Se é impossível esconder o crime que escapou ao veredicto do tribunal internacional, sem qualquer penalização, pode silenciá-lo, pode esquecê-lo, não se lembrar. Como se não existisse. Pois não há nenhuma placa. Então não há para onde ir. Os polacos (parentes e funcionários) conhecem o caminho e vêm às vezes, uma vez por ano. E os russos, para que precisam de saber disso? Para que incomodar a sua consciência, incapaz de se tornar forte? De repente, essa tal consciência despertará miraculosamente, e eles deixarão de votar anos sem fim nos comunistas, NKVDistas, obscurantistas e reacionários ... votar na guerra. E depois então?

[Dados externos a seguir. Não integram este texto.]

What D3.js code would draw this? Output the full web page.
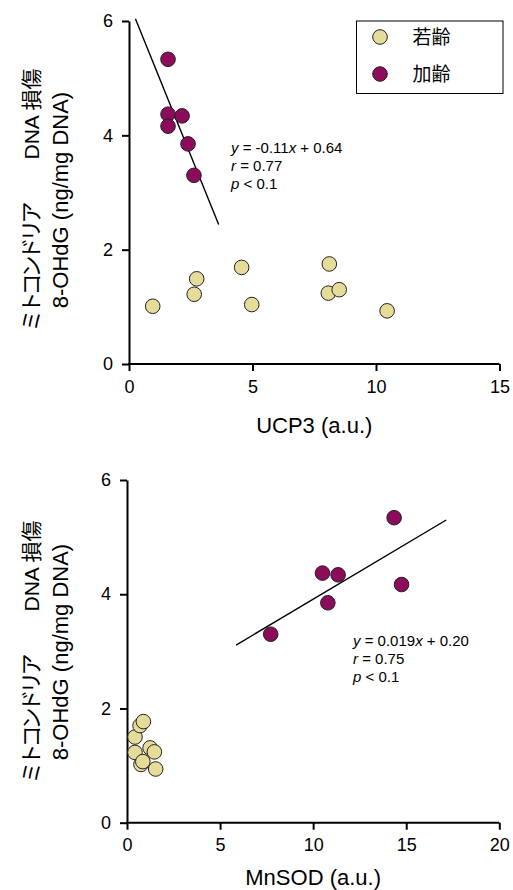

Este crime terrível, assassinato em massa, assim como milhares de outras atrocidades semelhantes e assassinatos em massa do regime comunista permaneceu sem uma sentença ou punição, sem o nosso próprio Nuremberga russo.

Embora a União Soviética quase ficou em apuros quando o seu representante em Nuremberga, propôs a inclusão de massacre de Katyn na lista de crimes dos alemães. Mas as provas acabaram por se revelar falsas. O caso ficou esquecido até 1951, quando a Comissão Congresso dos Estados Unidos conduziu a sua investigação e acusou a parte soviética. Em princípio, todos os aliados ocidentais sabiam desde o começo quem fuzilou os oficiais polacos, mas o assunto ficou abafado.
Depois começou a Guerra Fria, e os polacos foram esquecidos. Mas se houvesse, em tempo útil, um verdadeiro tribunal internacional sobre o caso, então, quem sabe, não haveria guerras na Chechénia, Karabakh, Transnístria, Geórgia, Ucrânia. Não haveria dezenas de assassinatos de jornalistas e políticos, atentados, ataques terroristas, fraude eleitoral, brigas com o mundo, as sanções de vergonha, o medo e desprezo mundial... Ou mesmo assim haveria? O destino da Rússia é mesmo assim? A sua maneira especial russa?

Em qualquer caso, não seria mau colocar a placa na auto-estrada M-10. Ou já não faz sentido? Depois de tudo que passamos... e antes de tudo que ainda iremos de passar...

Assim, com Mednoe e Katyn passamos. Será que com “Buk” em Snezhnoe ELES terão a mesma “sorte”? Nesta semana os investigadores internacionais finalmente colocaram uma placa para um novo processo de Nuremberga. Passaremos ao BECO desta vez? (Texto e fotos @Sergei Loiko).

P.S.: Os nomes de todos os criminosos são conhecidos, sobre alguns carrascos vocês podem ler AQUI. Segundo alguns cálculos, durante os anos de serviço no NKVD, Vasili Blokhin, fuzilou pessoalmente entre 10.000 à 15.000 pessoas.